We agree, therefore, with the construction placed upon the statute by the board, hence the award and decision should be affirmed, without costs.
As I read section 25 Work. Comp. of the Workmen's Compensation Law, the requirements that a claim for reimbursement be filed before the award for compensation is made, relates only to an uninsured employer who is seeking recoupment out of unpaid installments. It has no relation to the situation herein presented, where the employer seeks reimbursement from his insurance carrier. Under such circumstances the statute provides that the board shall direct such reimbursement in the absence of a waiver thereof without regard to when the claim was filed. Concededly, there has been no waiver here.

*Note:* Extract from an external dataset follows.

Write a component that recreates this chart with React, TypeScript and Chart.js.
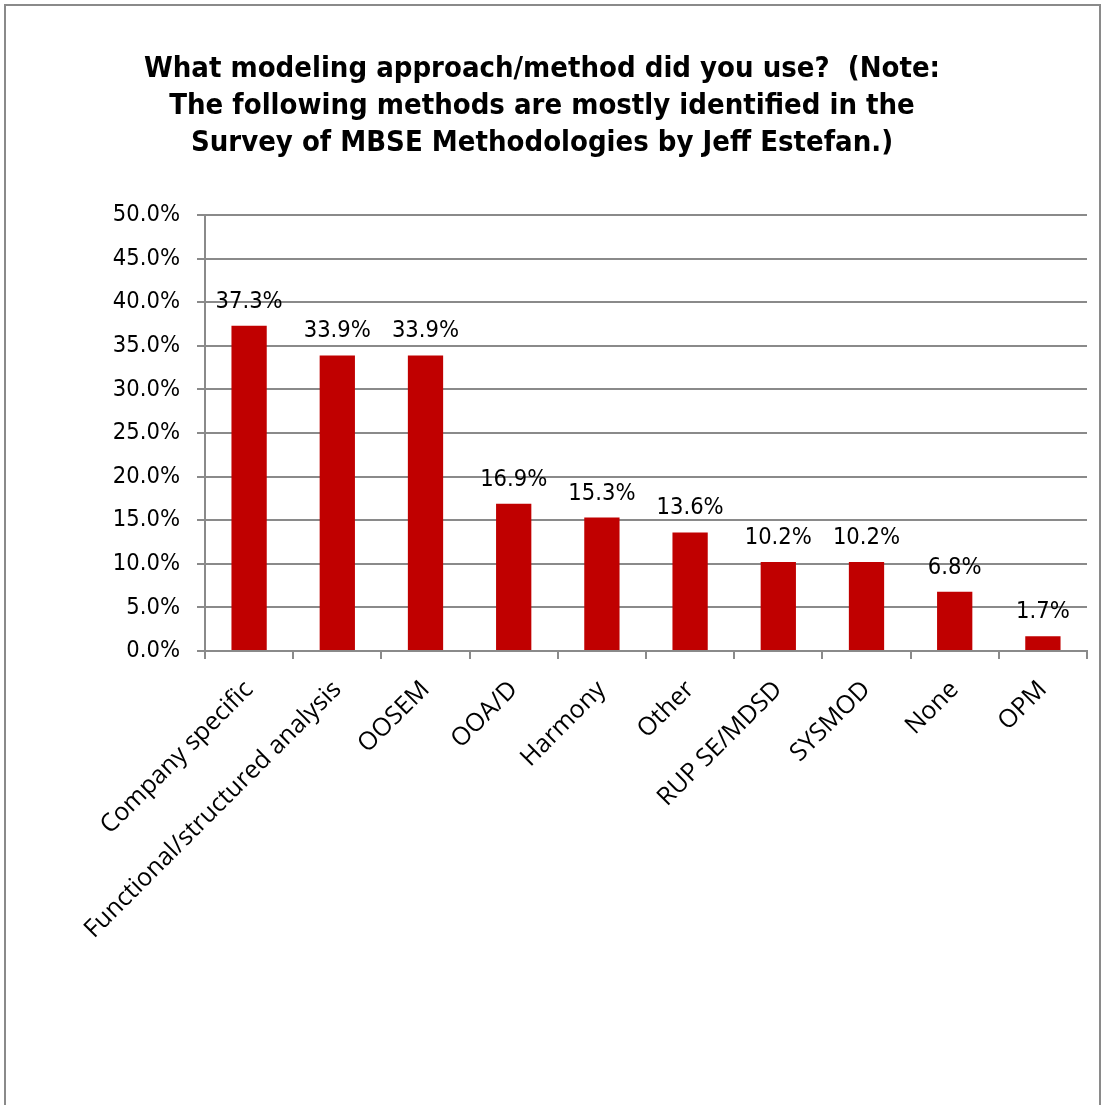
import React, { useEffect, useRef } from "react";
import { Chart, registerables } from "chart.js";

Chart.register(...registerables);

const categories = [
  "Company specific",
  "Functional/structured analysis",
  "OOSEM",
  "OOA/D",
  "Harmony",
  "Other",
  "RUP SE/MDSD",
  "SYSMOD",
  "None",
  "OPM",
];
const shares = [37.3, 33.9, 33.9, 16.9, 15.3, 13.6, 10.2, 10.2, 6.8, 1.7];
const titleLines = [
  "What modeling approach/method did you use?  (Note:",
  "The following methods are mostly identified in the",
  "Survey of MBSE Methodologies by Jeff Estefan.)",
];

const W = 1102;
const H = 1105;
const NUM_FONT = "'DejaVu Sans Condensed', 'DejaVu Sans', sans-serif";
const GRID = "#8a8a8a";

// Title text, drawn centred above the plot
const titlePlugin = {
  id: "titleText",
  afterDraw(chart: Chart) {
    const ctx = chart.ctx;
    ctx.save();
    ctx.fillStyle = "#000";
    ctx.font = `bold 29px ${NUM_FONT}`;
    ctx.textAlign = "center";
    ctx.textBaseline = "alphabetic";
    titleLines.forEach((line, i) => {
      ctx.fillText(line, 542, 77 + i * 37);
    });
    ctx.restore();
  },
};

// Percentage labels above each bar
const valueLabels = {
  id: "valueLabels",
  afterDatasetsDraw(chart: Chart) {
    const ctx = chart.ctx;
    const meta = chart.getDatasetMeta(0);
    ctx.save();
    ctx.fillStyle = "#000";
    ctx.font = `23.5px ${NUM_FONT}`;
    ctx.textAlign = "center";
    ctx.textBaseline = "alphabetic";
    meta.data.forEach((bar: any, i: number) => {
      ctx.fillText(shares[i].toFixed(1) + "%", bar.x, bar.y - 18);
    });
    ctx.restore();
  },
};

export default function App() {
  const ref = useRef<HTMLCanvasElement>(null);

  useEffect(() => {
    if (!ref.current) return;
    const chart = new Chart(ref.current, {
      type: "bar",
      data: {
        labels: categories,
        datasets: [
          {
            data: shares,
            backgroundColor: "#c00000",
            borderWidth: 0,
            barPercentage: 1,
            categoryPercentage: 0.4,
          },
        ],
      },
      options: {
        animation: false,
        responsive: false,
        devicePixelRatio: 1,
        layout: { padding: { top: 215, right: 15, left: 0, bottom: 0 } },
        plugins: {
          legend: { display: false },
          title: { display: false },
          tooltip: { enabled: false },
        },
        scales: {
          x: {
            offset: true,
            grid: {
              offset: true,
              drawOnChartArea: false,
              drawTicks: true,
              tickLength: 8,
              color: GRID,
              lineWidth: 2,
            },
            border: { color: GRID, width: 2 },
            ticks: {
              autoSkip: false,
              maxRotation: 45,
              minRotation: 45,
              padding: 16,
              color: "#000",
              font: { family: "'Open Sans', sans-serif", size: 25 },
            },
            afterFit(scale: any) {
              scale.height = H - 651;
            },
          },
          y: {
            min: 0,
            max: 50,
            grid: {
              color: GRID,
              lineWidth: 2,
              drawTicks: true,
              tickLength: 8,
            },
            border: { color: GRID, width: 2 },
            ticks: {
              stepSize: 5,
              padding: 17,
              color: "#000",
              font: { family: NUM_FONT, size: 23.5 },
              callback: (v: any) => Number(v).toFixed(1) + "%",
            },
            afterFit(scale: any) {
              scale.width = 205;
            },
          },
        },
      },
      plugins: [titlePlugin, valueLabels],
    });
    return () => chart.destroy();
  }, []);

  return (
    <div
      style={{
        position: "absolute",
        left: 0,
        top: 0,
        width: W,
        height: H,
        background: "#fff",
        overflow: "hidden",
      }}
    >
      <canvas ref={ref} width={W} height={H} style={{ display: "block" }} />
      <div
        style={{
          position: "absolute",
          left: 4,
          top: 4,
          width: 1097,
          height: 1130,
          border: "2px solid #8a8a8a",
          boxSizing: "border-box",
          pointerEvents: "none",
        }}
      />
    </div>
  );
}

Furthermore, the record discloses that the carrier specifically notified the board on three separate occasions that reimbursement was to be made to the employer: first, by its notice of May 10, 1948, that compensation payments had begun, and later by its notices of June 4th and June 29th that payments had been suspended. I am of the opinion that these constituted a sufficient filing of a claim for reimbursement, if such filing be deemed a prerequisite. This court has but recently held that a demand for reimbursement appearing somewhat casually in the testimony of the employer, without further formality, constituted a sufficient filing of the claim to entitle its payment. ( Matter of Block v. Markham Puffer, 270 App. Div. 969.) If that holding is to be followed, we must admit that there was a sufficient filing in the case at bar.
The award and decision should be modified and the matter remitted to the board, directing it to grant reimbursement to the employer in the sum of $59.27, with costs to the appellants.
HEFFERNAN and SANTRY, JJ., concur with FOSTER, P.J.; DEYO, J., dissents, in an opinion in which BREWSTER, J., concurs.
Award and decision affirmed, without costs.